**Aim**
Everything from the first line of the data through the line with "2.012, 2.004, 2.000]" is to be echoed exactly, minus the pictures.

**Data block**
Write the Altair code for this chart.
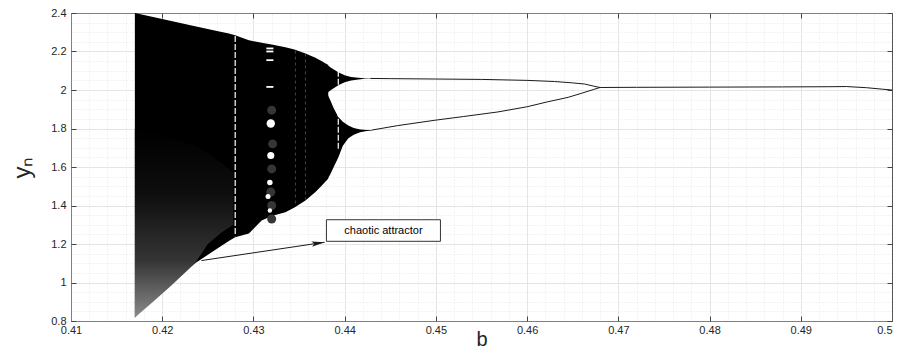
import altair as alt
import pandas as pd

W, H = 821, 308
FONT = "Liberation Sans"

# ---- axis ticks ----
x_major = [0.41, 0.42, 0.43, 0.44, 0.45, 0.46, 0.47, 0.48, 0.49, 0.5]
y_major = [0.8, 1.0, 1.2, 1.4, 1.6, 1.8, 2.0, 2.2, 2.4]
x_minor = [round(0.41 + 0.002 * i, 3) for i in range(46)]
y_minor = [round(0.8 + 0.05 * i, 2) for i in range(33)]

# ---- chaotic region envelopes ----
main_b   = [0.4170, 0.4200, 0.4236, 0.4260, 0.4273, 0.4280, 0.4295, 0.4309, 0.4320, 0.4335, 0.4345, 0.4357, 0.4368, 0.4375, 0.4382]
main_top = [2.400, 2.369, 2.331, 2.306, 2.294, 2.285, 2.259, 2.245, 2.236, 2.222, 2.211, 2.190, 2.168, 2.150, 2.130]
main_bot = [0.818, 0.975, 1.100, 1.175, 1.215, 1.235, 1.254, 1.322, 1.345, 1.365, 1.390, 1.426, 1.470, 1.504, 1.540]

ub_b   = [0.4380, 0.4385, 0.4393, 0.4400, 0.4407, 0.4415, 0.4422, 0.4428]
ub_top = [2.134, 2.115, 2.092, 2.076, 2.068, 2.063, 2.061, 2.060]
ub_bot = [1.982, 2.000, 2.025, 2.040, 2.050, 2.055, 2.058, 2.059]

lb_b   = [0.4380, 0.4384, 0.4388, 0.4393, 0.4398, 0.4404, 0.4410, 0.4417, 0.4424, 0.4430]
lb_top = [1.990, 1.950, 1.905, 1.860, 1.835, 1.815, 1.803, 1.795, 1.792, 1.792]
lb_bot = [1.528, 1.560, 1.600, 1.650, 1.710, 1.750, 1.768, 1.780, 1.787, 1.790]

# sparse (speckled) lower-left part
sp_b   = [0.4170, 0.4190, 0.4210, 0.4236, 0.4250, 0.4265, 0.4278]
sp_top = [1.80, 1.78, 1.75, 1.71, 1.67, 1.62, 1.57]
sp_bot = [0.818, 0.900, 0.985, 1.100, 1.200, 1.260, 1.300]

# ---- periodic branches ----
up_b  = [0.4428, 0.4450, 0.4500, 0.4550, 0.4600, 0.4630, 0.4650, 0.4663, 0.4673, 0.4680]
up_y  = [2.060, 2.059, 2.057, 2.055, 2.050, 2.044, 2.037, 2.031, 2.020, 2.013]
low_b = [0.4430, 0.4458, 0.4499, 0.4530, 0.4568, 0.4600, 0.4622, 0.4645, 0.4659, 0.4673, 0.4680]
low_y = [1.792, 1.815, 1.843, 1.862, 1.886, 1.913, 1.938, 1.962, 1.982, 2.003, 2.013]
one_b = [0.4680, 0.4720, 0.4800, 0.4880, 0.4930, 0.4950, 0.4972, 0.4990, 0.5000]
one_y = [2.013, 2.014, 2.015, 2.016, 2.017, 2.018, 2.012, 2.004, 2.000]

# ---- windows / streaks inside chaos ----
wl_b   = [0.4280, 0.4393]
wl_top = [2.280, 2.100]
wl_bot = [1.240, 1.690]
gl_b   = [0.4346, 0.4357]
gl_top = [2.205, 2.190]
gl_bot = [1.400, 1.430]
spot_b = [0.4319, 0.4319, 0.4318, 0.4316, 0.4318]
spot_y = [1.826, 1.660, 1.520, 1.447, 1.374]
spot_s = [70, 50, 30, 25, 20]
blob_b = [0.4320, 0.4321, 0.4320, 0.4319, 0.4320, 0.4320]
blob_y = [1.895, 1.720, 1.590, 1.470, 1.400, 1.330]
dash_b = [0.4318, 0.4318, 0.4318, 0.4318]
dash_y = [2.216, 2.200, 2.155, 2.016]

# ---- annotation ----
arrow_b = [0.4243, 0.4378]
arrow_y = [1.114, 1.209]
box_b = [0.4380, 0.4505]
box_y = [1.326, 1.214]
label = "chaotic attractor"

xs = alt.Scale(domain=[0.41, 0.5], nice=False, zero=False)
ys = alt.Scale(domain=[0.8, 2.4], nice=False, zero=False)

def seg(name, b, t, bt):
    return pd.DataFrame({"b": b, "top": t, "bot": bt, "seg": name})

chaos = pd.concat([seg("main", main_b, main_top, main_bot),
                   seg("upper", ub_b, ub_top, ub_bot),
                   seg("lower", lb_b, lb_top, lb_bot)])
speck = seg("sp", sp_b, sp_top, sp_bot)
branches = pd.concat([
    pd.DataFrame({"b": up_b, "y": up_y, "seg": "up"}),
    pd.DataFrame({"b": low_b, "y": low_y, "seg": "low"}),
    pd.DataFrame({"b": one_b, "y": one_y, "seg": "one"}),
])

ax_x_main = alt.Axis(orient="bottom", values=x_major, format="~g", grid=True,
                     gridColor="#e4e4e4", ticks=False, domain=True, domainColor="#808080",
                     labelFont=FONT, labelFontSize=11, labelColor="#262626", labelFlush=False,
                     labelAlign={"expr": "datum.value >= 0.5 ? 'right' : 'center'"},
                     labelPadding=3, title="b", titleFont=FONT, titleFontSize=20,
                     titleFontWeight="normal", titleColor="#262626",
                     titleBaseline="alphabetic", titleY=24)
ax_y_main = alt.Axis(orient="left", values=y_major, format="~g", grid=True,
                     gridColor="#e4e4e4", ticks=False, domain=True, domainColor="#808080",
                     labelFont=FONT, labelFontSize=11, labelColor="#262626", labelFlush=False,
                     labelPadding=5, title="yₙ", titleFont=FONT, titleFontSize=24,
                     titleFontWeight="normal", titleColor="#262626", titlePadding=16)
ax_x_minor = alt.Axis(orient="top", values=x_minor, grid=True, gridColor="#e6e6e6",
                      gridDash=[1, 2], labels=False, ticks=False, domain=True,
                      domainColor="#808080", title=None)
ax_y_minor = alt.Axis(orient="right", values=y_minor, grid=True, gridColor="#e6e6e6",
                      gridDash=[1, 2], labels=False, ticks=False, domain=True,
                      domainColor="#555555", title=None)
ax_x_in_bottom = alt.Axis(orient="top", offset=-H, values=x_major, grid=False, labels=False,
                          ticks=True, tickSize=5, tickColor="#444444", domain=False, title=None)
ax_y_in_left = alt.Axis(orient="right", offset=-W, values=y_major, grid=False, labels=False,
                        ticks=True, tickSize=5, tickColor="#444444", domain=False, title=None)
ax_x_in_top = alt.Axis(orient="bottom", offset=-H, values=x_major, grid=False, labels=False,
                       ticks=True, tickSize=5, tickColor="#444444", domain=False, title=None)
ax_y_in_right = alt.Axis(orient="left", offset=-W, values=y_major, grid=False, labels=False,
                         ticks=True, tickSize=5, tickColor="#444444", domain=False, title=None)

chaos_layer = alt.Chart(chaos).mark_area(color="black", opacity=1, interpolate="linear").encode(
    x=alt.X("b:Q", scale=xs, axis=ax_x_main),
    y=alt.Y("top:Q", scale=ys, axis=ax_y_main),
    y2="bot:Q",
    detail="seg:N",
)

grad = alt.Gradient(gradient="linear", x1=0, x2=0, y1=0, y2=1, stops=[
    alt.GradientStop(color="#000000", offset=0),
    alt.GradientStop(color="#0e0e0e", offset=0.35),
    alt.GradientStop(color="#353535", offset=0.7),
    alt.GradientStop(color="#8a8a8a", offset=1),
])
speck_layer = alt.Chart(speck).mark_area(color=grad).encode(
    x=alt.X("b:Q", scale=xs, axis=ax_x_minor),
    y=alt.Y("top:Q", scale=ys, axis=ax_y_minor),
    y2="bot:Q",
)

wl = pd.DataFrame({"b": wl_b, "top": wl_top, "bot": wl_bot})
white_lines = alt.Chart(wl).mark_rule(color="white", strokeWidth=1.2, strokeDash=[6, 2]).encode(
    x=alt.X("b:Q", scale=xs, axis=None), y=alt.Y("top:Q", scale=ys, axis=None), y2="bot:Q")
gl = pd.DataFrame({"b": gl_b, "top": gl_top, "bot": gl_bot})
gray_lines = alt.Chart(gl).mark_rule(color="#555555", strokeWidth=0.8, strokeDash=[3, 3]).encode(
    x=alt.X("b:Q", scale=xs, axis=None), y=alt.Y("top:Q", scale=ys, axis=None), y2="bot:Q")

blobs = alt.Chart(pd.DataFrame({"b": blob_b, "y": blob_y})).mark_point(
    filled=True, color="#363636", opacity=1, size=80, shape="circle").encode(
    x=alt.X("b:Q", scale=xs, axis=None), y=alt.Y("y:Q", scale=ys, axis=None))
spots = alt.Chart(pd.DataFrame({"b": spot_b, "y": spot_y, "s": spot_s})).mark_point(
    filled=True, color="white", opacity=1, shape="circle").encode(
    x=alt.X("b:Q", scale=xs, axis=None), y=alt.Y("y:Q", scale=ys, axis=None),
    size=alt.Size("s:Q", scale=None, legend=None))
dashes = alt.Chart(pd.DataFrame({"b": dash_b, "y": dash_y})).mark_point(
    filled=True, color="white", opacity=1, size=50,
    shape="M-1,-0.25L1,-0.25L1,0.25L-1,0.25Z").encode(
    x=alt.X("b:Q", scale=xs, axis=None), y=alt.Y("y:Q", scale=ys, axis=None))

branch_layer = alt.Chart(branches).mark_line(color="#1a1a1a", strokeWidth=1).encode(
    x=alt.X("b:Q", scale=xs, axis=ax_x_in_bottom),
    y=alt.Y("y:Q", scale=ys, axis=ax_y_in_left),
    detail="seg:N",
    order="b:Q",
)

arrow_df = pd.DataFrame({"b0": [arrow_b[0]], "y0": [arrow_y[0]], "b1": [arrow_b[1]], "y1": [arrow_y[1]]})
arrow_line = alt.Chart(arrow_df).mark_rule(color="#1a1a1a", strokeWidth=1).encode(
    x=alt.X("b0:Q", scale=xs, axis=ax_x_in_top),
    y=alt.Y("y0:Q", scale=ys, axis=ax_y_in_right),
    x2="b1:Q", y2="y1:Q")
arrow_head = alt.Chart(arrow_df).mark_point(
    filled=True, color="#1a1a1a", opacity=1, size=676, angle=351.6,
    shape="M0,0L-1,-0.2L-0.8,0L-1,0.2Z").encode(
    x=alt.X("b1:Q", scale=xs, axis=None), y=alt.Y("y1:Q", scale=ys, axis=None))

box_df = pd.DataFrame({"b0": [box_b[0]], "b1": [box_b[1]], "y0": [box_y[0]], "y1": [box_y[1]],
                       "bc": [(box_b[0] + box_b[1]) / 2], "yc": [(box_y[0] + box_y[1]) / 2],
                       "t": [label]})
box = alt.Chart(box_df).mark_rect(fill="white", stroke="#333333", strokeWidth=1).encode(
    x=alt.X("b0:Q", scale=xs, axis=None), x2="b1:Q",
    y=alt.Y("y0:Q", scale=ys, axis=None), y2="y1:Q")
box_text = alt.Chart(box_df).mark_text(font=FONT, fontSize=11, color="black",
                                      align="center", baseline="middle").encode(
    x=alt.X("bc:Q", scale=xs, axis=None), y=alt.Y("yc:Q", scale=ys, axis=None), text="t:N")

chart = alt.layer(
    chaos_layer, speck_layer, white_lines, gray_lines, blobs, spots, dashes,
    branch_layer, arrow_line, arrow_head, box, box_text,
).resolve_axis(x="independent", y="independent").properties(
    width=W, height=H,
    autosize=alt.AutoSizeParams(type="none"),
    padding={"left": 63, "top": 5, "right": 1, "bottom": 27},
    background="white",
).configure_view(strokeWidth=0)

chart.save("out.html", embed_options={"renderer": "svg", "actions": False})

**The output**
Write the Altair code for this chart.
import altair as alt
import pandas as pd

W, H = 821, 308
FONT = "Liberation Sans"

# ---- axis ticks ----
x_major = [0.41, 0.42, 0.43, 0.44, 0.45, 0.46, 0.47, 0.48, 0.49, 0.5]
y_major = [0.8, 1.0, 1.2, 1.4, 1.6, 1.8, 2.0, 2.2, 2.4]
x_minor = [round(0.41 + 0.002 * i, 3) for i in range(46)]
y_minor = [round(0.8 + 0.05 * i, 2) for i in range(33)]

# ---- chaotic region envelopes ----
main_b   = [0.4170, 0.4200, 0.4236, 0.4260, 0.4273, 0.4280, 0.4295, 0.4309, 0.4320, 0.4335, 0.4345, 0.4357, 0.4368, 0.4375, 0.4382]
main_top = [2.400, 2.369, 2.331, 2.306, 2.294, 2.285, 2.259, 2.245, 2.236, 2.222, 2.211, 2.190, 2.168, 2.150, 2.130]
main_bot = [0.818, 0.975, 1.100, 1.175, 1.215, 1.235, 1.254, 1.322, 1.345, 1.365, 1.390, 1.426, 1.470, 1.504, 1.540]

ub_b   = [0.4380, 0.4385, 0.4393, 0.4400, 0.4407, 0.4415, 0.4422, 0.4428]
ub_top = [2.134, 2.115, 2.092, 2.076, 2.068, 2.063, 2.061, 2.060]
ub_bot = [1.982, 2.000, 2.025, 2.040, 2.050, 2.055, 2.058, 2.059]

lb_b   = [0.4380, 0.4384, 0.4388, 0.4393, 0.4398, 0.4404, 0.4410, 0.4417, 0.4424, 0.4430]
lb_top = [1.990, 1.950, 1.905, 1.860, 1.835, 1.815, 1.803, 1.795, 1.792, 1.792]
lb_bot = [1.528, 1.560, 1.600, 1.650, 1.710, 1.750, 1.768, 1.780, 1.787, 1.790]

# sparse (speckled) lower-left part
sp_b   = [0.4170, 0.4190, 0.4210, 0.4236, 0.4250, 0.4265, 0.4278]
sp_top = [1.80, 1.78, 1.75, 1.71, 1.67, 1.62, 1.57]
sp_bot = [0.818, 0.900, 0.985, 1.100, 1.200, 1.260, 1.300]

# ---- periodic branches ----
up_b  = [0.4428, 0.4450, 0.4500, 0.4550, 0.4600, 0.4630, 0.4650, 0.4663, 0.4673, 0.4680]
up_y  = [2.060, 2.059, 2.057, 2.055, 2.050, 2.044, 2.037, 2.031, 2.020, 2.013]
low_b = [0.4430, 0.4458, 0.4499, 0.4530, 0.4568, 0.4600, 0.4622, 0.4645, 0.4659, 0.4673, 0.4680]
low_y = [1.792, 1.815, 1.843, 1.862, 1.886, 1.913, 1.938, 1.962, 1.982, 2.003, 2.013]
one_b = [0.4680, 0.4720, 0.4800, 0.4880, 0.4930, 0.4950, 0.4972, 0.4990, 0.5000]
one_y = [2.013, 2.014, 2.015, 2.016, 2.017, 2.018, 2.012, 2.004, 2.000]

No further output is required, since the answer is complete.